[Directive] Skip the pictures, please, and write out exactly the lines from the opening of the data through the line containing "return XR[0] +".

[Source data]
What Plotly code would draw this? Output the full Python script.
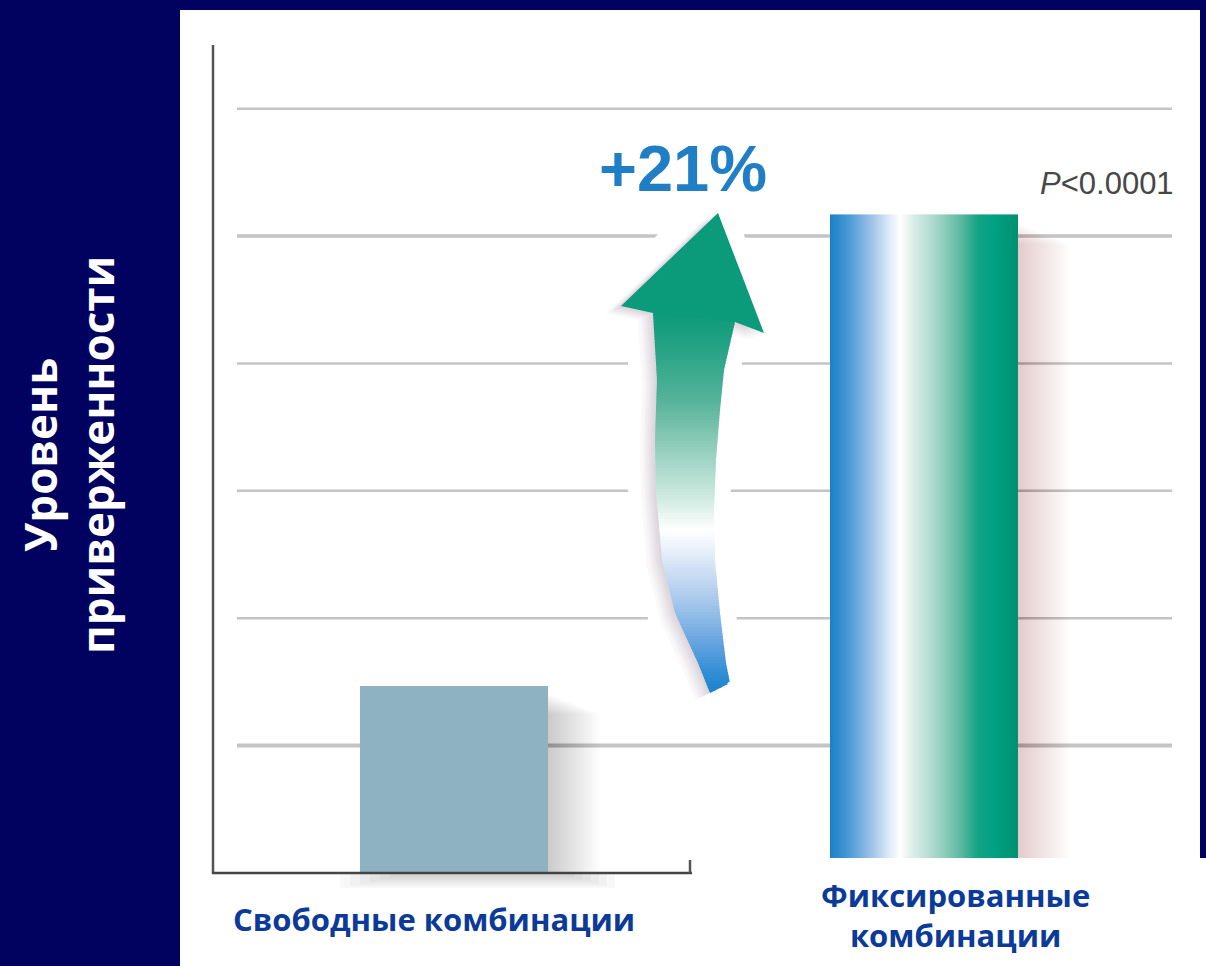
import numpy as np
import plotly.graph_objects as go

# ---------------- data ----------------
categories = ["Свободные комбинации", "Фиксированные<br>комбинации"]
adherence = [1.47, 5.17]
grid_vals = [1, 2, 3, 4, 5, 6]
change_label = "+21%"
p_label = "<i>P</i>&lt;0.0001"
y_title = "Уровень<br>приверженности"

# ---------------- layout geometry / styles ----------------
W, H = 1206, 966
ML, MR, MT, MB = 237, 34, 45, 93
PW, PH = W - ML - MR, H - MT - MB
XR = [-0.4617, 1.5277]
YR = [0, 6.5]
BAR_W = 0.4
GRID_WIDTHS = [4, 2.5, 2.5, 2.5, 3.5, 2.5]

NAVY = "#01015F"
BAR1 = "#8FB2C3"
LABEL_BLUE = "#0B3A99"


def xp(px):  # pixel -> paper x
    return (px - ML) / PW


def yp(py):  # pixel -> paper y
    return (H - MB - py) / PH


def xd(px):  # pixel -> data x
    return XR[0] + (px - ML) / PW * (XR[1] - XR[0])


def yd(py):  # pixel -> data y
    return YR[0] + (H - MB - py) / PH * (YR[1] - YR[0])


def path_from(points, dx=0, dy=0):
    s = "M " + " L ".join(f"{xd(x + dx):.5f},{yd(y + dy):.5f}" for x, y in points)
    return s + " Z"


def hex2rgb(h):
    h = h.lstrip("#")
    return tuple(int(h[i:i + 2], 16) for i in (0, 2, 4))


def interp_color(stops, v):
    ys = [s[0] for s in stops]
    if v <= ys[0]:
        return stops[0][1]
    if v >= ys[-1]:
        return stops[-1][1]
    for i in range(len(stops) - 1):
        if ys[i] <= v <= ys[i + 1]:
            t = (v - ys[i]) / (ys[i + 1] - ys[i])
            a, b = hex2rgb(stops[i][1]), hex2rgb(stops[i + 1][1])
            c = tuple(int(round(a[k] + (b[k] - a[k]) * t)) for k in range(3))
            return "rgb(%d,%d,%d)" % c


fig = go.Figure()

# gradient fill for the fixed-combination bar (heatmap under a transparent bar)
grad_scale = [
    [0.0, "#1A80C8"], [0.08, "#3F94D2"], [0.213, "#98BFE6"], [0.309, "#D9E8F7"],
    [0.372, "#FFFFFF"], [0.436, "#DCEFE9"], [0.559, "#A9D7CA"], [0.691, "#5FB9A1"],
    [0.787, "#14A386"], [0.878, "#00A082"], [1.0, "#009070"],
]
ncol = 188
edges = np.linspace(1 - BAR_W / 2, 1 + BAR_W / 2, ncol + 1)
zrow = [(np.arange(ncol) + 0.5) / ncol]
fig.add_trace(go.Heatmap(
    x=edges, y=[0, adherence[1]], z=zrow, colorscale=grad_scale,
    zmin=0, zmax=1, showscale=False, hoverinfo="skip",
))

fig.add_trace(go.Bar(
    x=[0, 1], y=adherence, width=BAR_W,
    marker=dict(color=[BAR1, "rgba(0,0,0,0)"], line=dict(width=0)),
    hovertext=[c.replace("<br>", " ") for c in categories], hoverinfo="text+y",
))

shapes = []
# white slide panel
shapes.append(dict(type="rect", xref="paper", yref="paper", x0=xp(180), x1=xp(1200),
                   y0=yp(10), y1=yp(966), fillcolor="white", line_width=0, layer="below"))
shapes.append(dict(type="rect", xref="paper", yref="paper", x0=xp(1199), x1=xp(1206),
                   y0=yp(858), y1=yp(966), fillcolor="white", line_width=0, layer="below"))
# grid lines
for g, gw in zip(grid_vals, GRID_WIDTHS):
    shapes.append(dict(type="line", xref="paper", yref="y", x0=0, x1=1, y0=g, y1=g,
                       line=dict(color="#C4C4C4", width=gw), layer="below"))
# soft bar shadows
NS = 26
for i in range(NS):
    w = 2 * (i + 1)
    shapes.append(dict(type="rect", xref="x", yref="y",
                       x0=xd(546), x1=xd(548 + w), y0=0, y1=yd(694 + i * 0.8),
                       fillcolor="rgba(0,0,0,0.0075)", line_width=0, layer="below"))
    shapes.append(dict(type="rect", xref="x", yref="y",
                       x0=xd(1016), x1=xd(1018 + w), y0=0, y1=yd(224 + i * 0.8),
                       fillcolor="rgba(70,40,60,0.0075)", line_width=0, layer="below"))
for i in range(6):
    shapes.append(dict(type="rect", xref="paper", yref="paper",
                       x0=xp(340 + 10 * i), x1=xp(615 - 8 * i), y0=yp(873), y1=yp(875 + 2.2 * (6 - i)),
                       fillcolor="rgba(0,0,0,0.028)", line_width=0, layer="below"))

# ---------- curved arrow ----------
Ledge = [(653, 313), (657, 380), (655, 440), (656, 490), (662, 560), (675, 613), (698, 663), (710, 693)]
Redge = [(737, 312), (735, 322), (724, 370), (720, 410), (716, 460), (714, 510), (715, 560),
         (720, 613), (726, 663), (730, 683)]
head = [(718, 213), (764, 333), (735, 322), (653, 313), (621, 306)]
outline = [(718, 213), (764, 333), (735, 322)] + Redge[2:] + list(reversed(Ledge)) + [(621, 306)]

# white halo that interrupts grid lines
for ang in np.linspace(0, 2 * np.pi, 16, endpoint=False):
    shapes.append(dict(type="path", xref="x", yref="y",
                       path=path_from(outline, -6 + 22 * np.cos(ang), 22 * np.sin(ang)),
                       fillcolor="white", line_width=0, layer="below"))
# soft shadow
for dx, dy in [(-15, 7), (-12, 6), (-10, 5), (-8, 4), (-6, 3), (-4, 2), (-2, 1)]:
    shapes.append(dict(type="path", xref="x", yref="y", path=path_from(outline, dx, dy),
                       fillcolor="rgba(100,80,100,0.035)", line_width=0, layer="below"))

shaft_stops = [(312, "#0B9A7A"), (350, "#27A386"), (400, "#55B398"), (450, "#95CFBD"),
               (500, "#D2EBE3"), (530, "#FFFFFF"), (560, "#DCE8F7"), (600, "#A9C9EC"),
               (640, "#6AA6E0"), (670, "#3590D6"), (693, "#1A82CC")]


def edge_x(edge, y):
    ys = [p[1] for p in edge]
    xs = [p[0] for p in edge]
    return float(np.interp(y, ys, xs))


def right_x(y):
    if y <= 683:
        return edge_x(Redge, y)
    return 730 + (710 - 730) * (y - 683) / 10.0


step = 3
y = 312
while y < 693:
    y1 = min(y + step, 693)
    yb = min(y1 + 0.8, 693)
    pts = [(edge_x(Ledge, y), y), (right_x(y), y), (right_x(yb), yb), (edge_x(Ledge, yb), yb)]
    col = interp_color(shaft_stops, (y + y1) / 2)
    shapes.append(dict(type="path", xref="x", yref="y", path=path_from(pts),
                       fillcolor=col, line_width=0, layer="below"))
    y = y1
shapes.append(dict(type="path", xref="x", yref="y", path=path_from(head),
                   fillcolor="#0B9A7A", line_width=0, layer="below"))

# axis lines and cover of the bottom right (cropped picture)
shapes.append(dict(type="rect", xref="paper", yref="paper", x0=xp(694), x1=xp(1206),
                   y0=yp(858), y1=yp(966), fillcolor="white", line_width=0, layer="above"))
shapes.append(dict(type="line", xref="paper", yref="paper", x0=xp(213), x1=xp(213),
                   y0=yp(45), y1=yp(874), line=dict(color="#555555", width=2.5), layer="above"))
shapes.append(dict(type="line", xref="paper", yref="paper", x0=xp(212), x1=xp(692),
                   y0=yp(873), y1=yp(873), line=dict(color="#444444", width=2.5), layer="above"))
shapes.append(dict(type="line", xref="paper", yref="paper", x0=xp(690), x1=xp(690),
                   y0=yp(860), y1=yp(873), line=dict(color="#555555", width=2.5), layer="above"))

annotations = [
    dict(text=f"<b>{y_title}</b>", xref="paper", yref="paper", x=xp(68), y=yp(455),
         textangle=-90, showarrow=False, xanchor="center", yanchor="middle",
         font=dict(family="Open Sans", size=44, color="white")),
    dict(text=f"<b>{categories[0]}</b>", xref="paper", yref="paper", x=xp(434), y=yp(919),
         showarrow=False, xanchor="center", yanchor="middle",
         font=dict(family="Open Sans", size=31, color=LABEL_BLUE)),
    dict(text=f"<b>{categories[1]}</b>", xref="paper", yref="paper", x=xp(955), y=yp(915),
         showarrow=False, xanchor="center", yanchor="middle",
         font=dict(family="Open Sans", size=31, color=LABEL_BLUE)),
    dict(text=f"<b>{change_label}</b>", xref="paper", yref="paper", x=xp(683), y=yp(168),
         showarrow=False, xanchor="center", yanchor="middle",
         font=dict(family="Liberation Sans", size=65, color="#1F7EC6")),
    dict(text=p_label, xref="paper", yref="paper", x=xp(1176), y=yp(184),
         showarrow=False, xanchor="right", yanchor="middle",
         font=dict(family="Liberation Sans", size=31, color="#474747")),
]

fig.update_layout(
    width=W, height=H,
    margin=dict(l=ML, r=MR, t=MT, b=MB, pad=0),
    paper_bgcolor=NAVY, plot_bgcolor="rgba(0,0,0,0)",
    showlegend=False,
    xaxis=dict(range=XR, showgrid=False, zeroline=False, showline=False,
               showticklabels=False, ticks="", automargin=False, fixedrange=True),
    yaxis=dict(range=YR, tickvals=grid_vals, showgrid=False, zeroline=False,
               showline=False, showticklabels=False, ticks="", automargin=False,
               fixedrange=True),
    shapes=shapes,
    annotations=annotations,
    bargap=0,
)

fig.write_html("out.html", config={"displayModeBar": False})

[Output]
What Plotly code would draw this? Output the full Python script.
import numpy as np
import plotly.graph_objects as go

# ---------------- data ----------------
categories = ["Свободные комбинации", "Фиксированные<br>комбинации"]
adherence = [1.47, 5.17]
grid_vals = [1, 2, 3, 4, 5, 6]
change_label = "+21%"
p_label = "<i>P</i>&lt;0.0001"
y_title = "Уровень<br>приверженности"

# ---------------- layout geometry / styles ----------------
W, H = 1206, 966
ML, MR, MT, MB = 237, 34, 45, 93
PW, PH = W - ML - MR, H - MT - MB
XR = [-0.4617, 1.5277]
YR = [0, 6.5]
BAR_W = 0.4
GRID_WIDTHS = [4, 2.5, 2.5, 2.5, 3.5, 2.5]

NAVY = "#01015F"
BAR1 = "#8FB2C3"
LABEL_BLUE = "#0B3A99"


def xp(px):  # pixel -> paper x
    return (px - ML) / PW


def yp(py):  # pixel -> paper y
    return (H - MB - py) / PH


def xd(px):  # pixel -> data x
    return XR[0] + (px - ML) / PW * (XR[1] - XR[0])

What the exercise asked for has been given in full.